Recall from the last post that what Christian Smith describes as "therapeutic" in Moralistic Therapeutic Deism is this:

Moralistic Therapeutic Deism is about providing therapeutic benefits to its believers. It is finally about feeling happy, good, safe, at peace. It is about achieving subjective well-being, being able to resolve problems, and getting along nicely with other people.

Okay, what to think about this?

Well, you could read this in very different ways. For example, you could give this the coddled snowflake reading. Faith is about "feeling happy, good, safe, at peace." Faith is about "achieving subjective well-being." There's little here about costly grace, counting the cost, sacrificial love, denying the self, or discipleship as a "long obedience." That's a fair observation.

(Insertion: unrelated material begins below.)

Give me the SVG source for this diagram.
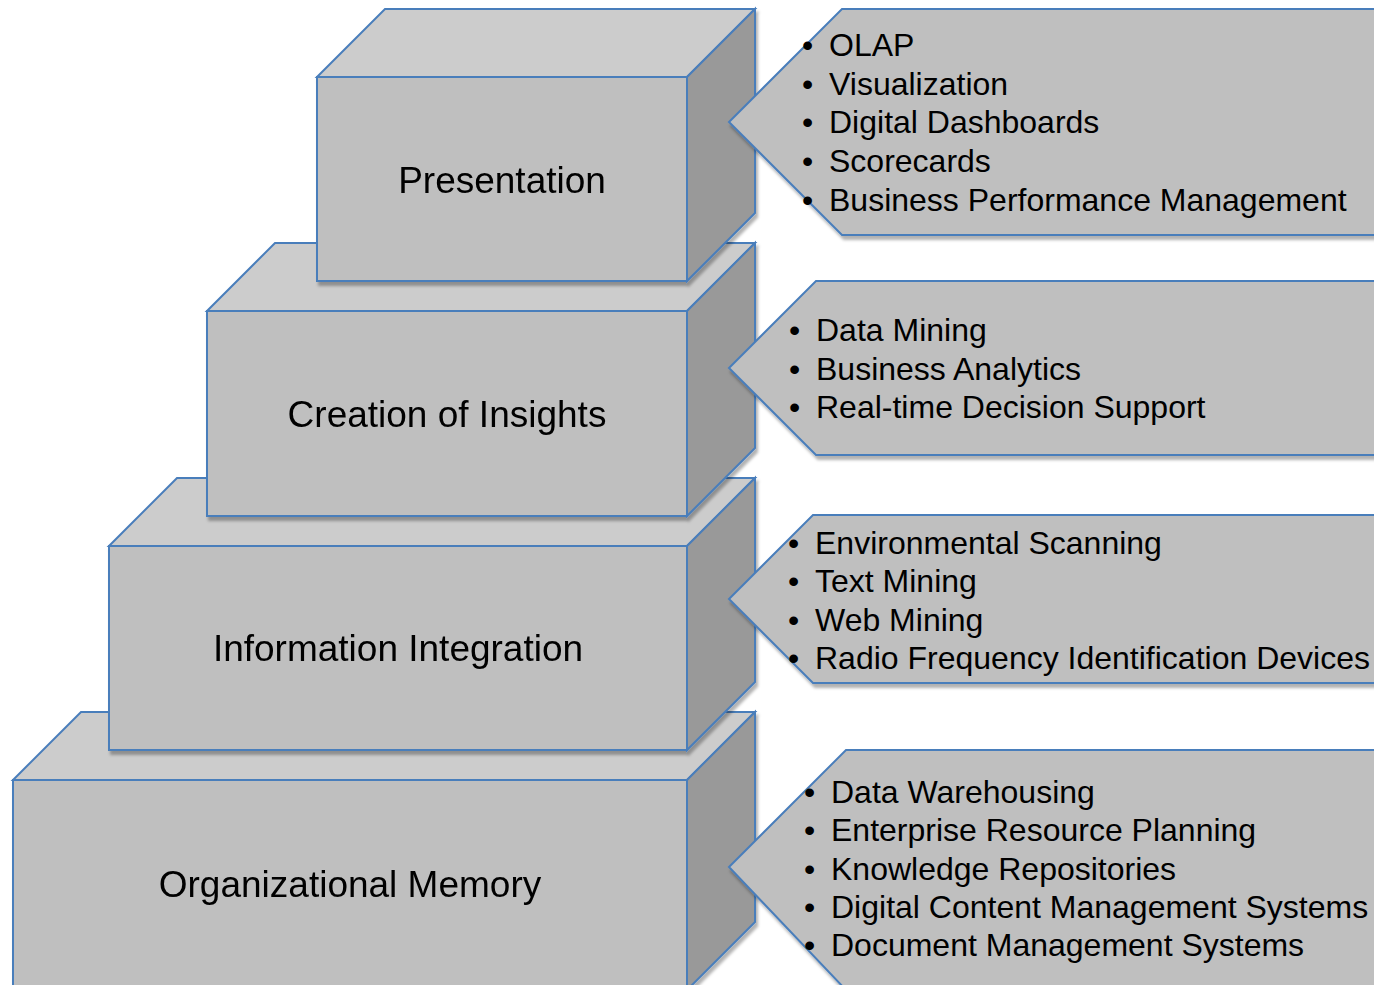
<svg xmlns="http://www.w3.org/2000/svg" width="1374" height="985" viewBox="0 0 1374 985">
<defs>
<filter id="sh" x="-5%" y="-5%" width="115%" height="120%">
<feDropShadow dx="2" dy="4" stdDeviation="1.5" flood-color="#000" flood-opacity="0.3"/>
</filter>
<style>
.front{fill:#bfbfbf;stroke:#4a7ebb;stroke-width:2;stroke-linejoin:miter}
.top{fill:#cccccc;stroke:#4a7ebb;stroke-width:2}
.side{fill:#999999;stroke:#4a7ebb;stroke-width:2}
.call{fill:#bfbfbf;stroke:#4a7ebb;stroke-width:2}
.lbl{font-family:"Liberation Sans",Arial,sans-serif;font-size:37px;fill:#000;text-anchor:middle}
.it{font-family:"Liberation Sans",Arial,sans-serif;font-size:32px;fill:#000}
</style>
</defs>
<rect width="1374" height="985" fill="#fff"/>
<g id="block-organizational-memory" filter="url(#sh)">
<polygon class="top" points="13,780 81,712 755,712 687,780"/>
<rect class="front" x="13" y="780" width="674" height="210"/>
<polygon class="side" points="687,780 755,712 755,922 687,990"/>
<text class="lbl" x="350" y="897">Organizational Memory</text>
</g>
<g id="block-information-integration" filter="url(#sh)">
<polygon class="top" points="109,546 177,478 755,478 687,546"/>
<rect class="front" x="109" y="546" width="578" height="204"/>
<polygon class="side" points="687,546 755,478 755,682 687,750"/>
<text class="lbl" x="398" y="661">Information Integration</text>
</g>
<g id="block-creation-of-insights" filter="url(#sh)">
<polygon class="top" points="207,311 275,243 755,243 687,311"/>
<rect class="front" x="207" y="311" width="480" height="205"/>
<polygon class="side" points="687,311 755,243 755,448 687,516"/>
<text class="lbl" x="447" y="427">Creation of Insights</text>
</g>
<g id="block-presentation" filter="url(#sh)">
<polygon class="top" points="317,77 385,9 755,9 687,77"/>
<rect class="front" x="317" y="77" width="370" height="204"/>
<polygon class="side" points="687,77 755,9 755,213 687,281"/>
<text class="lbl" x="502" y="193">Presentation</text>
</g>
<g id="callouts">
<g id="callout-presentation">
<polygon class="call" filter="url(#sh)" points="729,122 842,9 1380,9 1380,235 842,235"/>
<g class="it">
<text x="802" y="56">•</text><text x="829" y="56">OLAP</text>
<text x="802" y="95">•</text><text x="829" y="95">Visualization</text>
<text x="802" y="133">•</text><text x="829" y="133">Digital Dashboards</text>
<text x="802" y="172">•</text><text x="829" y="172">Scorecards</text>
<text x="802" y="211">•</text><text x="829" y="211">Business Performance Management</text>
</g>
</g>
<g id="callout-creation">
<polygon class="call" filter="url(#sh)" points="729,368 816,281 1380,281 1380,455 816,455"/>
<g class="it">
<text x="789" y="341">•</text><text x="816" y="341">Data Mining</text>
<text x="789" y="380">•</text><text x="816" y="380">Business Analytics</text>
<text x="789" y="418">•</text><text x="816" y="418">Real-time Decision Support</text>
</g>
</g>
<g id="callout-information">
<polygon class="call" filter="url(#sh)" points="729,599 813,515 1380,515 1380,683 813,683"/>
<g class="it">
<text x="788" y="554">•</text><text x="815" y="554">Environmental Scanning</text>
<text x="788" y="592">•</text><text x="815" y="592">Text Mining</text>
<text x="788" y="631">•</text><text x="815" y="631">Web Mining</text>
<text x="788" y="669">•</text><text x="815" y="669">Radio Frequency Identification Devices</text>
</g>
</g>
<g id="callout-organizational">
<polygon class="call" filter="url(#sh)" points="729,867 846,750 1380,750 1380,990 846,990"/>
<g class="it">
<text x="804" y="803">•</text><text x="831" y="803">Data Warehousing</text>
<text x="804" y="841">•</text><text x="831" y="841">Enterprise Resource Planning</text>
<text x="804" y="880">•</text><text x="831" y="880">Knowledge Repositories</text>
<text x="804" y="918">•</text><text x="831" y="918">Digital Content Management Systems</text>
<text x="804" y="956">•</text><text x="831" y="956">Document Management Systems</text>
</g>
</g>
</g>
</svg>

But one could also give this a more generous reading. Does faith result in joy and peace? It should. Does faith help us solve problems? I think so. Does faith help us get along with others? It does. 

My point here is following up on my observation from the first post. Faith does have psychological and relational benefits. So the issue isn't with the therapeutic per se. Smith is using the term "therapeutic" in a narrow and specific sense. Generally and generically, "therapeutic" means "related to the healing of disease." Using that broad definition, faith is, as I've pointed out, "therapeutic." Faith is healing.

Smith, though, means something a bit different. Smith's definition of "therapeutic" is something akin to "that which makes me happy." With "happiness" meaning something like "pleasure" or "fun." And if that's close to what Smith means, I think he should have chosen a different word. Because doing something that makes me happy, something pleasant and fun, isn't what we normally mean by therapeutic. If you've ever been in therapy, doing that hard work, you know that few would describe it as "fun." Therapy is hard, and a lot of people avoid it precisely because of its difficulty. Given that, maybe Moralistic Hedonistic Deism would have been better word choice. Or Moralistic Self-Indulgent Deism. 

Perhaps quibbling with Smith's word choice here is not a big deal so long as we understand that he's using "therapeutic" in a narrow, almost pejorative, sense. But my concern here is how this narrow, pejorative meaning of the word "therapeutic" has become, for many Christian pastors and thinkers, the only and regulating meaning of "therapeutic." This pejorative take on "therapeutic" makes any claim that faith has mental health benefits immediately suspect. Which, as I've said, is a very strange view to take. 

Seriously, every time I talk with pastors about how God fills "the Ache" (described in Hunting Magic Eels) one of them will invariably raise their hand to ask, "But isn't that Moralistic Therapeutic Deism?" Every. Single. Time. It's like a Pavlovian response. Any hint that God provides us comfort triggers a pearl-clutching concern about "Moralistic Therapeutic Deism." For heaven's sake. Have pastors never read the Psalms? Whenever I get these questions, I always respond, "Whatever happened to 'Our hearts are restless until they rest in Thee'? I thought y'all loved that line." Why wouldn't God be medicine--be therapeutic--for our ailing souls? How did the pastoral class get so befuddled on this rudimentary point? 
The confusion here concerns a poor word choice. By "therapeutic" you don't mean "related to the healing of a disease." By "therapeutic" you mean something pejorative, something like self-indulgent pleasure, happiness, or fun.  

And if that's what you mean, maybe choose a different word.